**REQUIREMENT**
Only the lines from the one with "What React, TypeScript" to the one with "0, 0, 0, 11]", both included, should be output, without any images.

··· RECORDS FOR THE EXERCISE

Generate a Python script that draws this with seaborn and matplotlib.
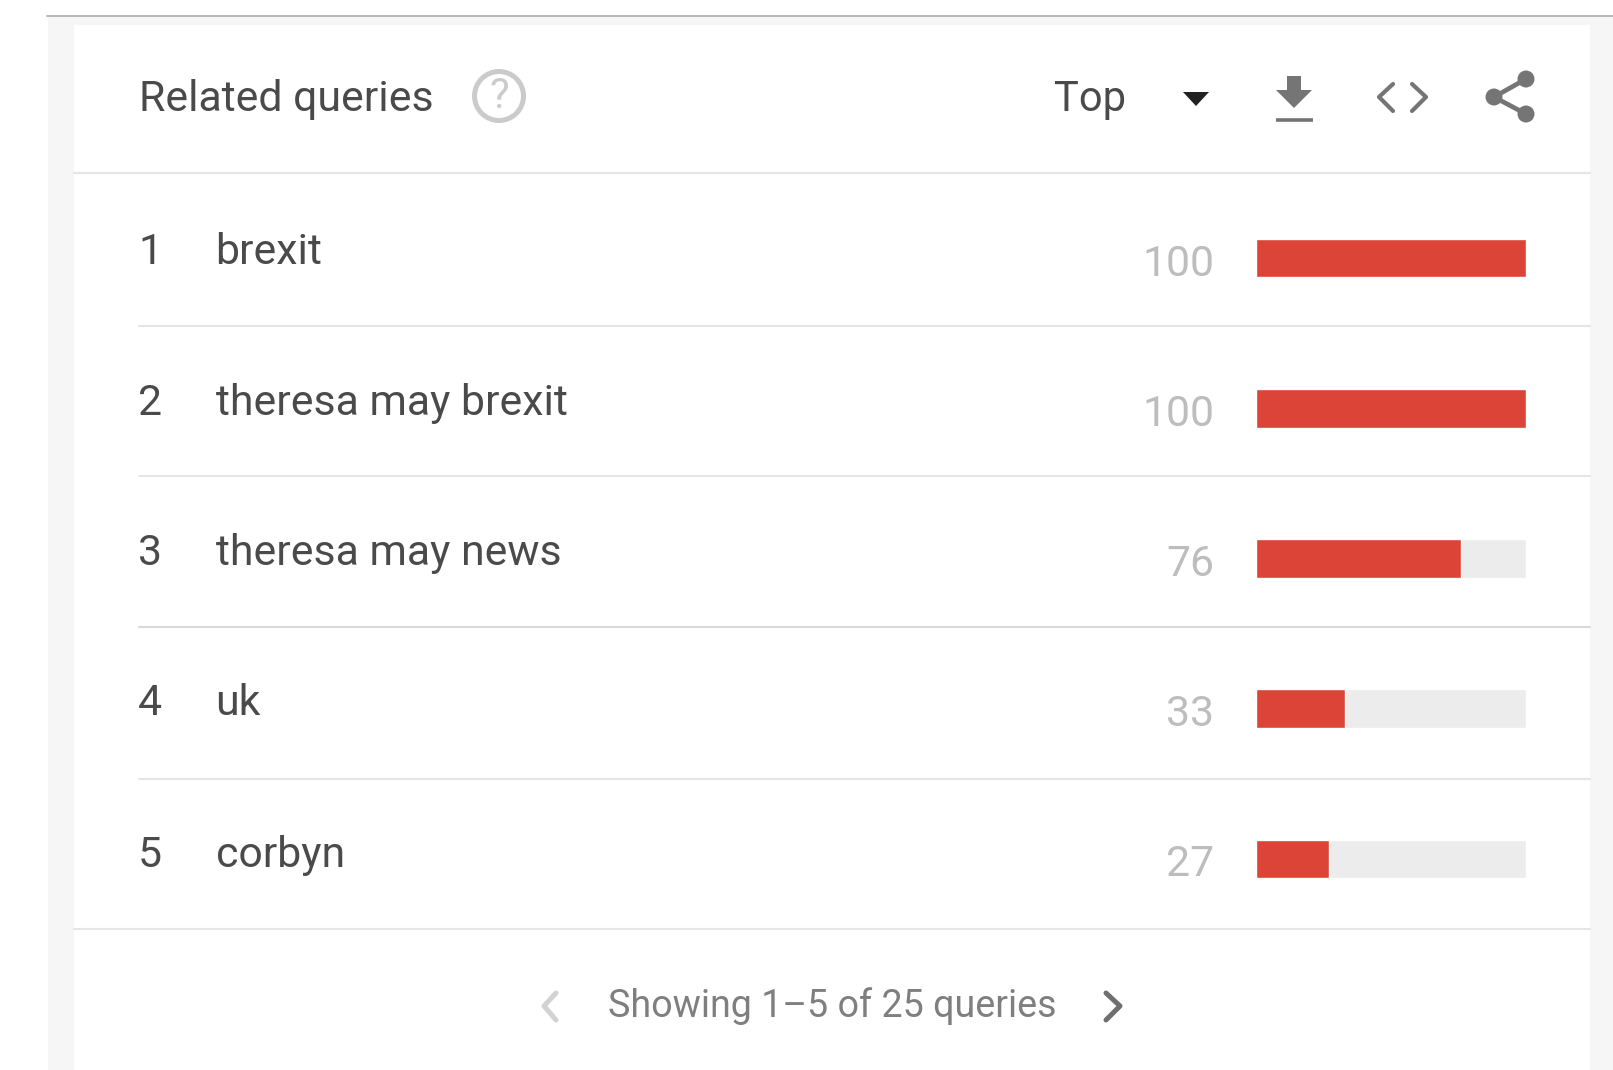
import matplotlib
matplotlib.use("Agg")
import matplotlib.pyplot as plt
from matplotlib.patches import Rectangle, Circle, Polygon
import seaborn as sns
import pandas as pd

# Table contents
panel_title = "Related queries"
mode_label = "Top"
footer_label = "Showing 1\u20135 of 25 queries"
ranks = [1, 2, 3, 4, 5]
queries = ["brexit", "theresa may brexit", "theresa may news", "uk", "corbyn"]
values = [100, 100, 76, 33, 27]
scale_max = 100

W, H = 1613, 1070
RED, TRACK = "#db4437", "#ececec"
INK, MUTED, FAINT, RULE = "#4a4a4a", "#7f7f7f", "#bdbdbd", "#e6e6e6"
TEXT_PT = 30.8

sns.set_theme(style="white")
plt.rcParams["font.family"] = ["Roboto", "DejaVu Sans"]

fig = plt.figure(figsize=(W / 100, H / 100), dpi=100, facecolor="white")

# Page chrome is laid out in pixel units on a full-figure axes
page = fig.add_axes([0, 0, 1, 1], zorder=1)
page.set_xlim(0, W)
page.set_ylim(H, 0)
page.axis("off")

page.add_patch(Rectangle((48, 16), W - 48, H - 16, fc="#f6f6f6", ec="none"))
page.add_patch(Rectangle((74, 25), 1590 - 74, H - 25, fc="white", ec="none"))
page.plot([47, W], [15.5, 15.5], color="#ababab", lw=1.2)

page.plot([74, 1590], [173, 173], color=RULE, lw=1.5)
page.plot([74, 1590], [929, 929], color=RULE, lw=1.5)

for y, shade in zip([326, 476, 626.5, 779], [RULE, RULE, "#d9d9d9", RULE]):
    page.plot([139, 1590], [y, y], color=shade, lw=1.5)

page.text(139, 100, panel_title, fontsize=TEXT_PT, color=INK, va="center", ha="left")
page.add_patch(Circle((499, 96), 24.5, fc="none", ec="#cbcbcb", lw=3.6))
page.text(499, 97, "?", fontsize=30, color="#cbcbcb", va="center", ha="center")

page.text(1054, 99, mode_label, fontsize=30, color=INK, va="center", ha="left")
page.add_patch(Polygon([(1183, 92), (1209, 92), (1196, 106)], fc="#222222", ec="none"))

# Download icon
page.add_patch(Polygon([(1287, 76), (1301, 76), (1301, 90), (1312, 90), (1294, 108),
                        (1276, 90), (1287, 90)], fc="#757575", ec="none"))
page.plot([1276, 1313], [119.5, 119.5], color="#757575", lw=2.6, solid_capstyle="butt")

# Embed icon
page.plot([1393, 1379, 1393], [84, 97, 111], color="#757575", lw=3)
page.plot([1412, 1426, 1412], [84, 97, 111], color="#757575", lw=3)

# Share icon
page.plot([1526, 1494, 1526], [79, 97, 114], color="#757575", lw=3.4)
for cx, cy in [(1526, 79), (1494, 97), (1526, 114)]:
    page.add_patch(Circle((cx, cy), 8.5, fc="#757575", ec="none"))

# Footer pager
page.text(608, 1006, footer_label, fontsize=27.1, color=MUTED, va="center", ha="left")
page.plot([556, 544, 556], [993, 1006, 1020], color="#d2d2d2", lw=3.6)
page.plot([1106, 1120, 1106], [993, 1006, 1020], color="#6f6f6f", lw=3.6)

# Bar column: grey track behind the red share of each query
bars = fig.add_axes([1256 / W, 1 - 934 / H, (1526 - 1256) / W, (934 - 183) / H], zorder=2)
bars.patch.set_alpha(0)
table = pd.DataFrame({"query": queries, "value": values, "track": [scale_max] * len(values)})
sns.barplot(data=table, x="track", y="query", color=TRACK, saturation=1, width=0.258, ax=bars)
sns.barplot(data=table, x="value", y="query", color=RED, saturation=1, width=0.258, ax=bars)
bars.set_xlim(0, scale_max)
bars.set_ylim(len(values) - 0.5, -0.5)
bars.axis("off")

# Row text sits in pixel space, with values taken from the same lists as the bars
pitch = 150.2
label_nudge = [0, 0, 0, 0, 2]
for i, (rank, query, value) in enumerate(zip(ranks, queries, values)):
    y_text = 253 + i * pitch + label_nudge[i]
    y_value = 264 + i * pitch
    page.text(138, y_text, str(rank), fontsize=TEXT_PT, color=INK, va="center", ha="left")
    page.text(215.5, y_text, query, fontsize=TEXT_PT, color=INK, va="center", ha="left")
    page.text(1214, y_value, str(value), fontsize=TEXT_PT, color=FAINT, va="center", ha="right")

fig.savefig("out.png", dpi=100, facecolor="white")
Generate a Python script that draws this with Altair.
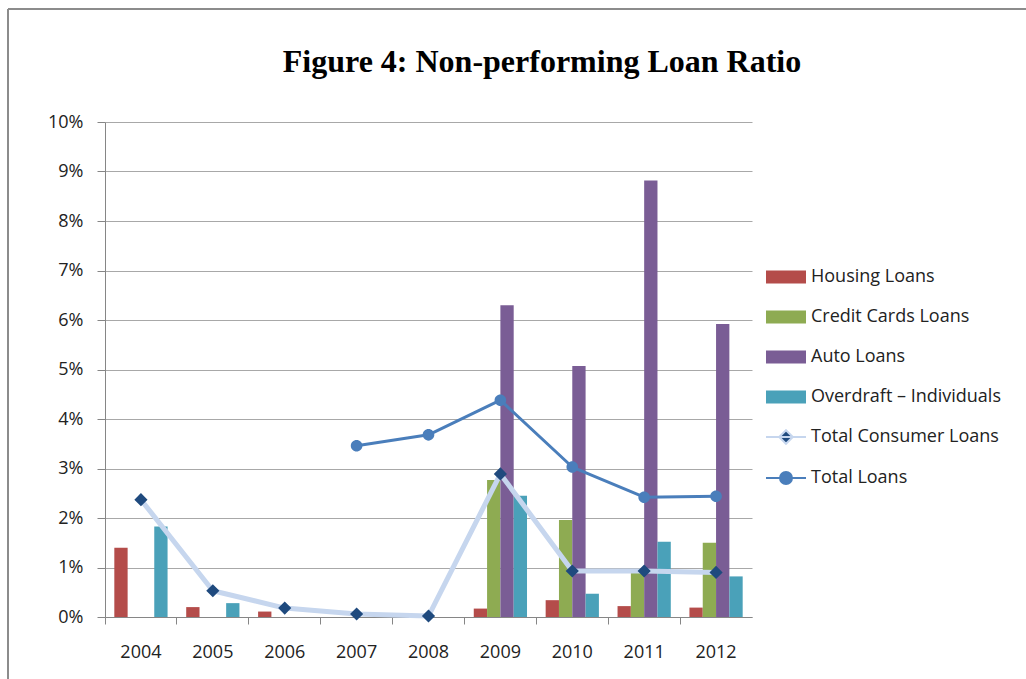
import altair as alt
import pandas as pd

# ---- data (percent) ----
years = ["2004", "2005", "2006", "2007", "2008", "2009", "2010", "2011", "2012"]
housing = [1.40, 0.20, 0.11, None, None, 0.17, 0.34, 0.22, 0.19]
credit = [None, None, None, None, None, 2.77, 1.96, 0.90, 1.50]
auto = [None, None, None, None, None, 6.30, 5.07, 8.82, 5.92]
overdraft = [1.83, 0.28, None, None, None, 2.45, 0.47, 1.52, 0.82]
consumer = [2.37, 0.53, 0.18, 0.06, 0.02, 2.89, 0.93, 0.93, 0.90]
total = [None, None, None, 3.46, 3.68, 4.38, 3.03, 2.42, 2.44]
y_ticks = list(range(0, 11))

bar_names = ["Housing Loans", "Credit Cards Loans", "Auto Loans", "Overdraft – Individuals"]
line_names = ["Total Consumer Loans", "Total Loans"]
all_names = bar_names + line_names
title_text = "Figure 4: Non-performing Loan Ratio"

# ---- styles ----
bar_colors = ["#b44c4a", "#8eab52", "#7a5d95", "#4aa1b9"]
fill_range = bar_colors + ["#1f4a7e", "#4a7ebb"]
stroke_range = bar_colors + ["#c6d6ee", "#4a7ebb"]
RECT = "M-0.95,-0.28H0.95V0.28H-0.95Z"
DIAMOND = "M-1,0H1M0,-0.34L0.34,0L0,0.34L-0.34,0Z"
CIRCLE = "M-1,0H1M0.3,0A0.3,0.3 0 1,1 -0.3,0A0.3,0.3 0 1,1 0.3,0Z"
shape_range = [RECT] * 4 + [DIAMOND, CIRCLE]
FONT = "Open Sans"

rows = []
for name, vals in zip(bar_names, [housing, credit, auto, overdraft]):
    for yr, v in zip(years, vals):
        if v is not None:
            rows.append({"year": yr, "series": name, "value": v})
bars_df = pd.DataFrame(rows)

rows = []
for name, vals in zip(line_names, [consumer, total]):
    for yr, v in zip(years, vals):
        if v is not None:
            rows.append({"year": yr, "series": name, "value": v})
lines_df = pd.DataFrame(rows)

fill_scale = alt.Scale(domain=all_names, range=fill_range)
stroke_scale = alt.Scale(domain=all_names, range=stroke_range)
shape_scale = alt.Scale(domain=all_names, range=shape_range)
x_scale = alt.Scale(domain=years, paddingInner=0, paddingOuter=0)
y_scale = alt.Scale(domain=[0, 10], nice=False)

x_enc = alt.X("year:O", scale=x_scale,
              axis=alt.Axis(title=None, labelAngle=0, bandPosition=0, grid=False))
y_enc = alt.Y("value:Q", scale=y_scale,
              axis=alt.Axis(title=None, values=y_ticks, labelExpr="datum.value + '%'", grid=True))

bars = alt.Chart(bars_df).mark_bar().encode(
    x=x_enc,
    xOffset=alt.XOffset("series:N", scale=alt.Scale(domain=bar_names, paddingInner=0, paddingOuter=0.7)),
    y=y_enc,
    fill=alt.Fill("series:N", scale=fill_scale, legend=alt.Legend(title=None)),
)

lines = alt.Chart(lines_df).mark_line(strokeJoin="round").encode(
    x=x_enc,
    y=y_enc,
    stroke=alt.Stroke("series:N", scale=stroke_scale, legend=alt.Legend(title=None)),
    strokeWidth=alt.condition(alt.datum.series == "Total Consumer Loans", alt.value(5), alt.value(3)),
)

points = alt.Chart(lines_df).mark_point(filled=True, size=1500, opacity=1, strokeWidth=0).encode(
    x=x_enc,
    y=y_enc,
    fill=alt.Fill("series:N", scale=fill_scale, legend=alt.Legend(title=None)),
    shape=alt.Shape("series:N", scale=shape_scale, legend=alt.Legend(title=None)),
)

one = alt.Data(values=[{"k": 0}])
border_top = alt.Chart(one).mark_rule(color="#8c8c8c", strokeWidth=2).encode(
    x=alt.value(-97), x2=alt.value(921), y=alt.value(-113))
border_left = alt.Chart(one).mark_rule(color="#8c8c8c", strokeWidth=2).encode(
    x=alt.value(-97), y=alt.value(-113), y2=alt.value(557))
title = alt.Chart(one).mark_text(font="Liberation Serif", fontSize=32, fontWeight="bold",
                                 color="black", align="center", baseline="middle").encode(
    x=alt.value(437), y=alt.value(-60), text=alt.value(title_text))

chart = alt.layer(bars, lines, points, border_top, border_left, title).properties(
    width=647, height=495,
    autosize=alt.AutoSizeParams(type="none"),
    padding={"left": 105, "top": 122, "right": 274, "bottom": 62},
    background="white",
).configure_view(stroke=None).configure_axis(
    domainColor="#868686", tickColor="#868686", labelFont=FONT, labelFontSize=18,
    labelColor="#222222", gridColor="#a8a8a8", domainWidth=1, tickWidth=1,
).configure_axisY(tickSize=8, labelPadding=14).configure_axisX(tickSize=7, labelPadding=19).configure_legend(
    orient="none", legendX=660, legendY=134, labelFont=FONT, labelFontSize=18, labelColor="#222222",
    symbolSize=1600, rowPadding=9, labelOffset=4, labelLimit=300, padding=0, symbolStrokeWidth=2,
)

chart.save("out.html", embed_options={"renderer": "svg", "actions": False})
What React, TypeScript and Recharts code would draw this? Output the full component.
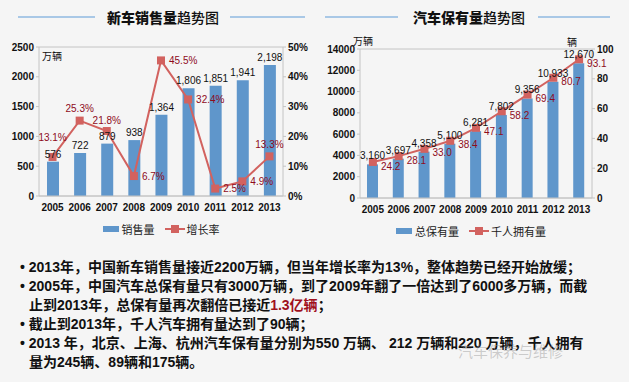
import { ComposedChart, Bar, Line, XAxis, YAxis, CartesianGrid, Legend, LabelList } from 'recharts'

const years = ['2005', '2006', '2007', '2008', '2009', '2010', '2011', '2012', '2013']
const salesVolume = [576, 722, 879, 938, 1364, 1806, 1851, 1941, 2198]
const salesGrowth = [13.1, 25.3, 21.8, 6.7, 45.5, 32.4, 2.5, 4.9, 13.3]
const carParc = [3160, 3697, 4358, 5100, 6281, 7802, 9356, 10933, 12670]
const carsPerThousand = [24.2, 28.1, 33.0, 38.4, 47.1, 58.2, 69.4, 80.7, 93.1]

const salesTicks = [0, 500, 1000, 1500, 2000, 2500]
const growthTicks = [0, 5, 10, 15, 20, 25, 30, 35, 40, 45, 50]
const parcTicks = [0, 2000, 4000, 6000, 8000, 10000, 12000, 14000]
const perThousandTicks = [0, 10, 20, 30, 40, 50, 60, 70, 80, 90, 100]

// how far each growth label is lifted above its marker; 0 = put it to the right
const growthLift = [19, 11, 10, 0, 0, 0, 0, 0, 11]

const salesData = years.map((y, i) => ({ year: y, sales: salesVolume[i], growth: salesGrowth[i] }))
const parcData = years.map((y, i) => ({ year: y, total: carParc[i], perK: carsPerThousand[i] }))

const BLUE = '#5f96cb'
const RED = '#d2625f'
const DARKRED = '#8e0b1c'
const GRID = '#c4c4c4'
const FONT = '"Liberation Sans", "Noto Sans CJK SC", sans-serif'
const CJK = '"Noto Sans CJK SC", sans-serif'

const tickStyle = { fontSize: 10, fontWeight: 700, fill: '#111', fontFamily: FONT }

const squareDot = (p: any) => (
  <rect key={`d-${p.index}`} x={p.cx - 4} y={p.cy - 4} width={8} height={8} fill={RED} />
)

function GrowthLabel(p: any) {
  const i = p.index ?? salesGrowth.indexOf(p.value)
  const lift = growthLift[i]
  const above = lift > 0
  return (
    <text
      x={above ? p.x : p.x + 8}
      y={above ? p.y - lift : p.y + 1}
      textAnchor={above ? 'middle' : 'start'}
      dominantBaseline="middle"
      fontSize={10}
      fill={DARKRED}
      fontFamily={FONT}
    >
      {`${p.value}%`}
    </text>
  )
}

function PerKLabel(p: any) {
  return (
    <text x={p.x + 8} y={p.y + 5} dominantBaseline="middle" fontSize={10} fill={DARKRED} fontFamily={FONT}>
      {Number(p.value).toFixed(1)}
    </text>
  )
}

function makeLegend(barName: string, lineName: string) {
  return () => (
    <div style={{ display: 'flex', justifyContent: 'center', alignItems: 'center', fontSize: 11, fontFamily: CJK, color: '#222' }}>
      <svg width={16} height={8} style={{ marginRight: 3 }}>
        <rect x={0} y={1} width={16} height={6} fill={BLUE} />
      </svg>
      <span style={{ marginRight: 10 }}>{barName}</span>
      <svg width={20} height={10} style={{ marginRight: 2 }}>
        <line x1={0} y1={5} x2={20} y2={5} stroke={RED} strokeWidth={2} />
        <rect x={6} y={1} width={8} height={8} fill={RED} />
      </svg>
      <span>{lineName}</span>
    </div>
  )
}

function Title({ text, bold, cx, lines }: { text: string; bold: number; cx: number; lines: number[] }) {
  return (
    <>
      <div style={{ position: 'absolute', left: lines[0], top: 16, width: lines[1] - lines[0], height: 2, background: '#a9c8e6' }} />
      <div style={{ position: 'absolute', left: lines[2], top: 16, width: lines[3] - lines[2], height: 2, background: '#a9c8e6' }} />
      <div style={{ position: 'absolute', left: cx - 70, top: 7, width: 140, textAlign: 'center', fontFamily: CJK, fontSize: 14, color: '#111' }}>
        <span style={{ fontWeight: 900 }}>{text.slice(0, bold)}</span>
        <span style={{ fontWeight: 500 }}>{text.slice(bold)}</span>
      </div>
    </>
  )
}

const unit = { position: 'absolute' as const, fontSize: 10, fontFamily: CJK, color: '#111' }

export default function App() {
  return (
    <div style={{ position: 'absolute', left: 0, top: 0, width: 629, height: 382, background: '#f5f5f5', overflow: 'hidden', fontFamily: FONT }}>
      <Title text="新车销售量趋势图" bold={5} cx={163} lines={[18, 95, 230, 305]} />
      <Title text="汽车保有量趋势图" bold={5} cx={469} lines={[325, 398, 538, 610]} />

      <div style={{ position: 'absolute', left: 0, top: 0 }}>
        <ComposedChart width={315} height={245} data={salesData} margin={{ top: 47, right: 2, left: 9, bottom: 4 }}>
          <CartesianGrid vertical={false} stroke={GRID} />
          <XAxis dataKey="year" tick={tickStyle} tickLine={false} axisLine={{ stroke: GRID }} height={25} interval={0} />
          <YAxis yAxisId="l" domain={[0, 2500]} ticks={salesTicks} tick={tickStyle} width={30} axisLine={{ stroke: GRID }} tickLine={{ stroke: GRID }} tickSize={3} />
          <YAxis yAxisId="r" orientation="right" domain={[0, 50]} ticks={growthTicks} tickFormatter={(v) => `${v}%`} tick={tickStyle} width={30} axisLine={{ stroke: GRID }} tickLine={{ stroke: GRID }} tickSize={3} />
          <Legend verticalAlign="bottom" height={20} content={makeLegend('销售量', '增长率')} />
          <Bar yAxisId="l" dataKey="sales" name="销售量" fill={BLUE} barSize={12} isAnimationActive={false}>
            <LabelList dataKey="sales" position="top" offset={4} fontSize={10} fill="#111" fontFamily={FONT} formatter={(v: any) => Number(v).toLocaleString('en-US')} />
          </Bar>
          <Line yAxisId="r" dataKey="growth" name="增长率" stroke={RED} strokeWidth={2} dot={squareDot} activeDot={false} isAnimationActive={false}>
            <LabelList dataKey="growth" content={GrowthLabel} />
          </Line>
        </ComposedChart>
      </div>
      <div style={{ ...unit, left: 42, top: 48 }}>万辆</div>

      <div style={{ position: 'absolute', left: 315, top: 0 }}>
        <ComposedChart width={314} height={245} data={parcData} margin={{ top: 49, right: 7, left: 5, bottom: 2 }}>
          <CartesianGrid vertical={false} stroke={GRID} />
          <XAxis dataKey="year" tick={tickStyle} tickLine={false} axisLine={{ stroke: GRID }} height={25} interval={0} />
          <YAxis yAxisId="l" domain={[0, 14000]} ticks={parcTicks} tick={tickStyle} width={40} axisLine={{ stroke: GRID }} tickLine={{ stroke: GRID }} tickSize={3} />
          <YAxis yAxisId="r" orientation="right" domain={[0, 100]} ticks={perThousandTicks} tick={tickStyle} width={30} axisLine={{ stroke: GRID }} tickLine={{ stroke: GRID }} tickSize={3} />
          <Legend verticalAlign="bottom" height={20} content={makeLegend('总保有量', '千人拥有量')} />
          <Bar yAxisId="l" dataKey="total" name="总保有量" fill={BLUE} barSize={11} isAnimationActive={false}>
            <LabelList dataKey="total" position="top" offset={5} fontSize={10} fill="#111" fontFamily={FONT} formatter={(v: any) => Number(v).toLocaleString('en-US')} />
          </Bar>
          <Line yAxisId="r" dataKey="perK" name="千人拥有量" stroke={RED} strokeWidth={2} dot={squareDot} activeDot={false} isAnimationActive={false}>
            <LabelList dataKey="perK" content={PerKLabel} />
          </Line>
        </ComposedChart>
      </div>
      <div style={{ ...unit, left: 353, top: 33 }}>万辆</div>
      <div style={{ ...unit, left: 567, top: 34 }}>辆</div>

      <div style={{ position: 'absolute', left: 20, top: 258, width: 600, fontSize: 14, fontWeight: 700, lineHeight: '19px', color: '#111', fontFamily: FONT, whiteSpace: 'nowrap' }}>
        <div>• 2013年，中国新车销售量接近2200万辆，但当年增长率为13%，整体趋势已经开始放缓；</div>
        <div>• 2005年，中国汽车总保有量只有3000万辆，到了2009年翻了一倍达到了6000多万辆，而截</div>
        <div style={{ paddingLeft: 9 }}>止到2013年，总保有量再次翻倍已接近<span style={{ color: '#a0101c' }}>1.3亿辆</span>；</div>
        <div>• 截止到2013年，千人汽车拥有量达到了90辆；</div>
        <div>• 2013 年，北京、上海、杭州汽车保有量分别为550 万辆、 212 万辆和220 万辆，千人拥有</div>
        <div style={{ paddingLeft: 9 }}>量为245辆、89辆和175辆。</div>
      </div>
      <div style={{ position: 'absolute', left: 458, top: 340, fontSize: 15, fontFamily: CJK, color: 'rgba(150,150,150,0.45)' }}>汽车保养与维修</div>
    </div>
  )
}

······

**TASK RESULT**
What React, TypeScript and Recharts code would draw this? Output the full component.
import { ComposedChart, Bar, Line, XAxis, YAxis, CartesianGrid, Legend, LabelList } from 'recharts'

const years = ['2005', '2006', '2007', '2008', '2009', '2010', '2011', '2012', '2013']
const salesVolume = [576, 722, 879, 938, 1364, 1806, 1851, 1941, 2198]
const salesGrowth = [13.1, 25.3, 21.8, 6.7, 45.5, 32.4, 2.5, 4.9, 13.3]
const carParc = [3160, 3697, 4358, 5100, 6281, 7802, 9356, 10933, 12670]
const carsPerThousand = [24.2, 28.1, 33.0, 38.4, 47.1, 58.2, 69.4, 80.7, 93.1]

const salesTicks = [0, 500, 1000, 1500, 2000, 2500]
const growthTicks = [0, 5, 10, 15, 20, 25, 30, 35, 40, 45, 50]
const parcTicks = [0, 2000, 4000, 6000, 8000, 10000, 12000, 14000]
const perThousandTicks = [0, 10, 20, 30, 40, 50, 60, 70, 80, 90, 100]

// how far each growth label is lifted above its marker; 0 = put it to the right
const growthLift = [19, 11, 10, 0, 0, 0, 0, 0, 11]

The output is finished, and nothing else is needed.